Otegha Uwagba interview: talking careers with the founder of Women Who
Culture Whisper meets the founder of Women Who, author of The Little Black Book and host of new podcast In Good Company
Culture Whisper: Can you tell us a little bit about your company Women Who?
Otegha Uwagba: I launched Women Who about two years ago as a networking platform, primarily for those who work in the creative industries. I wanted to connect and support working women, especially those who are self-employed.
CW: What inspired you to go into the field of career advice specifically?
OU: The internet and social media have really changed the way we’re approaching making a living. I found myself speaking to lots of women who felt the traditional career models weren’t right for their ambitions, and found myself in that boat too. Women Who felt like a logical response to that.
CW: You were already a writer and brand consultant before you launched your own company. How do you feel those areas have informed your business?
OU: I started my career at an advertising agency and I didn't realise at the time how much I'd use those skills in what I'm doing now. Having an understanding of branding, marketing and packaging up a brand – especially your own – is so important. I use my brand skills on a daily basis, while knowing how to write web copy was so useful when I came to make the website for Women Who.
CW: You’ve made it onto the 2018 Forbes 30 under 30 list.
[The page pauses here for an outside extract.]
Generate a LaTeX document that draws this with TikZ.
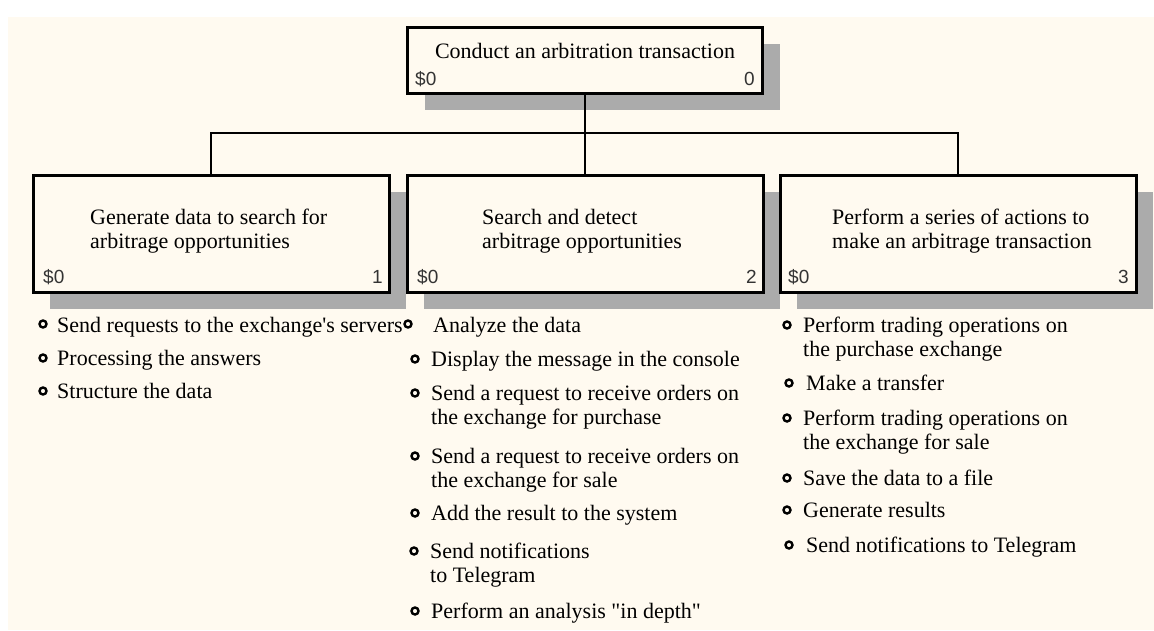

How did that feel?
OU: [laughs] It was a really nice surprise.
CW: What made you decide to set up your podcast In Good Company?
OU: The podcast came about because I wanted to share what I do to help women on a wider scale. Audio is such a great medium to convey information. You can listen to podcasts all over the world, which means you don't have to be able to make a London-based event to access the resources provided. Unlike written interviews, podcasts are a chance to hear people’s voices and thoughts unfiltered.
CW: Is the experience of actually running the podcast what you expected?
OU: I was quite well-prepared. I'd listened to so many podcasts and done lots of research around the practical side of things, so from that point of view there weren't any surprises. The biggest (and best) surprise was how warm and receptive listeners were to it. I’m also learning as I go; I’ve found 45 minutes to an hour feels about right for covering a topic and hearing what my guests have to say.
CW: What have you enjoyed most so far about hosting it?
OU: I really enjoy the process of being in the booth and chatting to my guests. The rest of it is more practical – the research, editing and backend side of things. I also love getting to set the agenda and having control over what questions I ask, rather than relying on a moderator. I’m always genuinely interested in hearing my guests’ answers and hope the listeners are too. The whole experience of hosting In Good Company feels like reconnecting with what I've been trying to do with Women Who: offering advice to successful women that’s both accessible and adaptable to their day-to-day lives.
CW: Have there been any struggles or hiccups along the way with it along the way?
OU: I was putting a lot of pressure on myself for the first few episodes to sound and come across a certain way. Since I’ve relaxed into it, I’ve definitely started enjoying the creative process more. Now running the podcast is one of the most enjoyable parts to what I do – which can only be a good thing.
CW: What do you hope listeners are taking away from In Good Company?
OU: Without wanting to sound too cheesy, I hope they listen and feel inspired to go out there and make their ideas happen. The thing that all the women I interview have in common is that they've done just that; they’re ordinary women with great ideas. I hope it makes my listeners realise that if you have a great idea, you work hard and you're nice to people, you can get quite far.
CW: Tell us about The Little Black Book. What inspired you to write it?
OU: The book came about as a way of launching Women Who. So the two went very much hand-in-hand. When I looked at the career books already on the market, didn't feel there was one that really spoke to me. I found reading career guides like sifting through someone else's life experiences, while trying to locate the little bits of wisdom so you can apply them to your own situation. There's nothing wrong with writing a book like that, but I knew that's not what I wanted to do. That's also why my book is quite short; I wanted it to be snappy, digestible and practical.
CW: It became a Sunday Times best-seller, which speaks for the demand for it. How did that feel?
OU: I didn't see that coming at all, but I’m very pleased. I found out via a text from my editor; it was amazing.
Where do you like to go for coffee?
I love an independent coffee shop called Brooks & Gao in Streatham. It does the most incredible banana bread topped with tahini and honey.
I love the King’s Cross branch of Caravan for a casual dinner. Although I’ve never forgiven them for taking their pina coladas with burnt thyme off the menu. I also love restaurants where I can sit at the bar, like Ducksoup in Soho.
Bar Story in Peckham. I grew up in south London and it’s where I always used to go in the summer holidays with my uni friends.
I used to run religiously in Victoria Park when I lived near there. Now everything around me is pedestrianised and I don't like running on the roads, so I’m not doing as much as I used to!
What are you favourite beauty brands?
I love NARS and Bobbi Brown for make-up.
And finally, to relax?
Eating out is one of my favourite chill-out activities. I also love a walk along the Southbank and going to galleries when there’s an interesting exhibition on.